Munawar Iqbal
- Country (sports): Pakistan
- Residence: Pakistan
- Born: February 27, 1948 (age 77) Lahore, Pakistan
- Height: N/A
- Turned pro: 1964
- Plays: Right-handed
- Prize money: N/A

Singles
- Career record: 81–73 (51.2%)
- Career titles: 8
- Highest ranking: No. 257 (July 29, 1974)

Grand Slam singles results
- French Open: 1R (1974)
- Wimbledon: 1R (1973)

Doubles
- Career record: 0–1
- Career titles: 0
- Highest ranking: N/A

= Munawar Iqbal =

Pakistani tennis player (born 1948)

Munawar Iqbal (born 27 February 1948 in Lahore) is a former Pakistani professional tennis player. He was 16 when he first played for Pakistan at the Davis Cup, first competing in 1964. Between 1964 and 1978 Iqbal contested 10 career singles finals and won 8 titles. He also won a tennis bronze medal at the 1974 Asian Games.

==Grand Slams==
Iqbal played his first tournament at the Lowther tournament at Barnes in 1964. In 1968 he reached his first tournament final at the Carmarthenshire Championships at Carmarthen losing to Ray Keldie. He won his first title at the Budleigh Salterton tournament in 1969 against John de Mendoza. The same year he won the Central Grass Court Championships at Lahore. In 1970 he played at ten tournaments and won titles at the Cranleigh Open, the Exmouth Open and a second title at Budleigh Salterton. He was also a finalist at the Ilkley Open.

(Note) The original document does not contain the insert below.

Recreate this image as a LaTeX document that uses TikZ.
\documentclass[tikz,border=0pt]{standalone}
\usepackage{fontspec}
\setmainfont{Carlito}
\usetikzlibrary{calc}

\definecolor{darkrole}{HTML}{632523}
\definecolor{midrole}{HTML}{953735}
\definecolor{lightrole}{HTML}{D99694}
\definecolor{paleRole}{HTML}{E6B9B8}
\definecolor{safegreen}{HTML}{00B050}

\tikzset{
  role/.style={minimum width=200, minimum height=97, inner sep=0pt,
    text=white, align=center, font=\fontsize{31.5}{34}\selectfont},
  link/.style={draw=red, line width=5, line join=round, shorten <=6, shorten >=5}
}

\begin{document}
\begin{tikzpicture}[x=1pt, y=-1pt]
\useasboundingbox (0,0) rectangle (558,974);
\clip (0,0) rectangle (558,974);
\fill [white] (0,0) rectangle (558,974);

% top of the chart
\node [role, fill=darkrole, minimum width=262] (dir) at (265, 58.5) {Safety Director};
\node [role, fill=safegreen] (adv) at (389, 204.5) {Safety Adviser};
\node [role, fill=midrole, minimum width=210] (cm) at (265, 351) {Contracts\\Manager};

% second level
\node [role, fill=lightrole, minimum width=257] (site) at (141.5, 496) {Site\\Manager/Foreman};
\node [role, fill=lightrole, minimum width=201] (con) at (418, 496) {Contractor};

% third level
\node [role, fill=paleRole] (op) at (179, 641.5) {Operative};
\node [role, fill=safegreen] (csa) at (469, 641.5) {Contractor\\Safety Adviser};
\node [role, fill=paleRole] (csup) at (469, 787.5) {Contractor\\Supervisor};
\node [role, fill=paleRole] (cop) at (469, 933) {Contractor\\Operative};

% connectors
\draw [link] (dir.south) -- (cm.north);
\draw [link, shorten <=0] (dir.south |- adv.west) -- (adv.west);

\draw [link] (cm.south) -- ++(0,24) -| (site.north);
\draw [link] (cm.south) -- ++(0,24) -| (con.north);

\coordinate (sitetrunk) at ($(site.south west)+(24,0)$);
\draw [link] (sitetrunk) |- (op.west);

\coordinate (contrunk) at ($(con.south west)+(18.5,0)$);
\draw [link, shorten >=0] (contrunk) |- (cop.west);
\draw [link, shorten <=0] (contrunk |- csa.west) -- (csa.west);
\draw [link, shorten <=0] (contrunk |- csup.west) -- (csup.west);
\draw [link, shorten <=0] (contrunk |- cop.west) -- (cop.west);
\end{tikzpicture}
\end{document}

In 1971 he won his first Pakistan National Championships at Lahore against Mohammed Elahi, and the same year he up picked the Pakistan Hardcourt title at Karachi. In 1973, he made it to the first round of the Wimbledon singles. In 1972 won his final, and second title at the Pakistan National Championships at Lahore against Sayed Saeed Meer. In 1974, he made it into the first round singles of the French Open.

Iqbal made it to the first round of the US Open doubles, partnered by fellow Pakistani Saeed Meer. He also played the mixed doubles at Wimbledon with Briton Jackie Fayter, the furthest they got to was the third round. Iqbal played his last tournament in 1978 at the Eastern Fall Championships at Roslyn, New York.